Uparati, is a Sanskrit word and it literally means "cessation, quietism, stopping worldly action". It is an important concept in Advaita Vedanta pursuit of moksha and refers to the ability to achieve "dispassion", and "discontinuation of religious ceremonies".

According to Adi Shankara Uparati or Uparama is the strict observance of one’s own Dharma. Sama is the restraining of the outgoing mental propensities i.e. the curbing of the mind from all objects other than hearing etc., and Dama is the restraining of the external sense-organs from all objects other than that. Uparati is Pratyahara, the withdrawing of the Self (Vedantasara Slokas 18-20). These essentials along with Titiksha i.e. endurance of pairs of opposites, Samadhana i.e. constant concentration of the mind, Śraddhā i.e. faith in the truths of Vedanta, which are the six-fold inner-wealth  prepare one eager for liberation to gain the knowledge of Brahman. Effort is involved in inculcating Sama and Dama but the exercise of Uparati requires no efforts. In the state of Uparati, which is total renunciation of actions i.e. enjoined duties, one discovers an inner poise, silence or joy. The mind which is conditioned to fulfil duties is not free to pursue knowledge. It is through renunciation that a few seekers have attained immortality – not through rituals, progeny or wealth – "na karmana na prajya dhanena tyagenaike amrtatvamamasuh" – Kaivalya Upanishad, 3. Immortality is the state when becoming and being are one.
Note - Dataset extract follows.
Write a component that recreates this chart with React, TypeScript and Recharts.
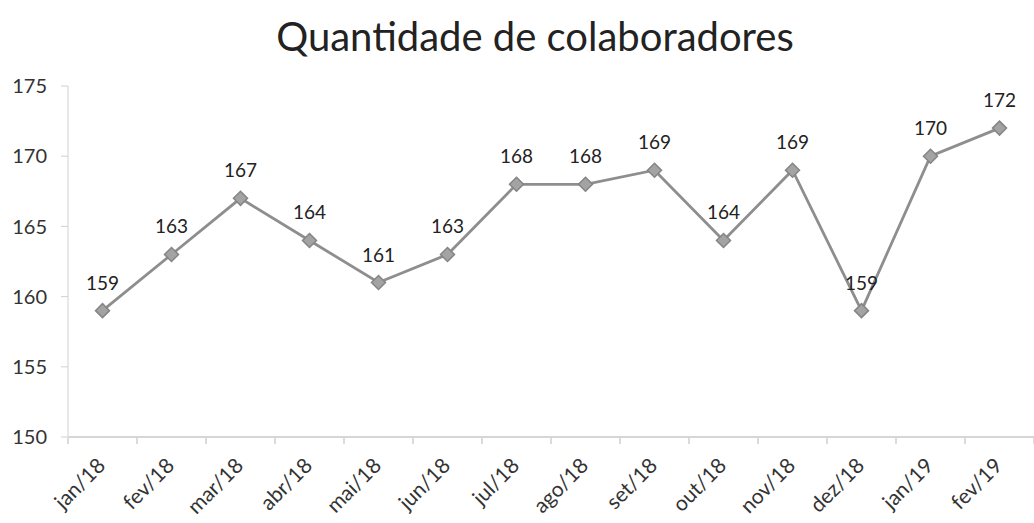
import React from 'react';
import { LineChart, Line, XAxis, YAxis, LabelList } from 'recharts';

// Monthly headcount
const months = [
  'jan/18', 'fev/18', 'mar/18', 'abr/18', 'mai/18', 'jun/18', 'jul/18',
  'ago/18', 'set/18', 'out/18', 'nov/18', 'dez/18', 'jan/19', 'fev/19',
];
const headcount = [159, 163, 167, 164, 161, 163, 168, 168, 169, 164, 169, 159, 170, 172];
const yTicks = [150, 155, 160, 165, 170, 175];

const data = months.map((m, i) => ({ month: m, value: headcount[i] }));

const FONT = 'Lato, "Open Sans", sans-serif';
const HALF_BAND = 34.5;

const Diamond = (props: { cx?: number; cy?: number; index?: number }) => {
  const { cx, cy } = props;
  if (cx == null || cy == null) return null;
  const r = 7;
  return (
    <polygon
      key={`d-${props.index}`}
      points={`${cx},${cy - r} ${cx + r},${cy} ${cx},${cy + r} ${cx - r},${cy}`}
      fill="#a3a3a3"
      stroke="#858585"
      strokeWidth={1.5}
    />
  );
};

// category labels sit under the point, tick marks fall between categories (excel style)
const MonthTick = (props: { x?: number; y?: number; index?: number; payload?: { value: string } }) => {
  const { x = 0, y = 0, index = 0, payload } = props;
  const lx = x + 4;
  const ly = y + 20;
  return (
    <g>
      <line x1={x - HALF_BAND} y1={y - 9} x2={x - HALF_BAND} y2={y - 3} stroke="#cfcfcf" strokeWidth={1.5} />
      {index === months.length - 1 && (
        <line x1={x + HALF_BAND} y1={y - 9} x2={x + HALF_BAND} y2={y - 3} stroke="#cfcfcf" strokeWidth={1.5} />
      )}
      <text
        x={lx}
        y={ly}
        transform={`rotate(-45, ${lx}, ${ly})`}
        textAnchor="end"
        fontSize={21}
        fill="#333"
        fontFamily={FONT}
      >
        {payload?.value}
      </text>
    </g>
  );
};

export default function App() {
  return (
    <div style={{ position: 'absolute', left: 0, top: 0, width: 1034, height: 523, background: '#fff' }}>
      <div
        style={{
          position: 'absolute',
          left: 0,
          top: 12,
          width: 1070,
          textAlign: 'center',
          fontFamily: FONT,
          fontSize: 40,
          color: '#222',
        }}
      >
        Quantidade de colaboradores
      </div>
      <LineChart width={1034} height={523} data={data} margin={{ top: 86, right: 0, bottom: 56, left: 0 }}>
        <XAxis
          dataKey="month"
          axisLine={{ stroke: '#d6d6d6', strokeWidth: 2 }}
          tickLine={false}
          interval={0}
          tick={<MonthTick />}
          tickSize={8}
          height={30}
          padding={{ left: HALF_BAND, right: HALF_BAND }}
        />
        <YAxis
          domain={[150, 175]}
          ticks={yTicks}
          width={68}
          axisLine={{ stroke: '#e0e0e0', strokeWidth: 1.5 }}
          tickLine={{ stroke: '#d0d0d0' }}
          tickSize={7}
          tickMargin={14}
          tick={{ fontSize: 20, fill: '#333', fontFamily: FONT }}
        />
        <Line
          type="linear"
          dataKey="value"
          stroke="#8e8e8e"
          strokeWidth={2.8}
          dot={<Diamond />}
          activeDot={false}
          isAnimationActive={false}
        >
          <LabelList dataKey="value" position="top" offset={21} fontSize={19} fill="#222" fontFamily={FONT} />
        </Line>
      </LineChart>
    </div>
  );
}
Whereas the fruit of Vairagya is Bodha i.e. spiritual wisdom, the fruit of Bodha is Uparati. The best Uparati (self-withdrawal) is that condition of the thought waves in which they are free from influences of external objects (Vivekachudamani Slokas 23). Uparati is the abstaining on principle from engaging in any acts and ceremonies enjoined by the Shastras; otherwise, it is the state of the mind which is always engaged in Sravana and the rest, without ever diverging from them.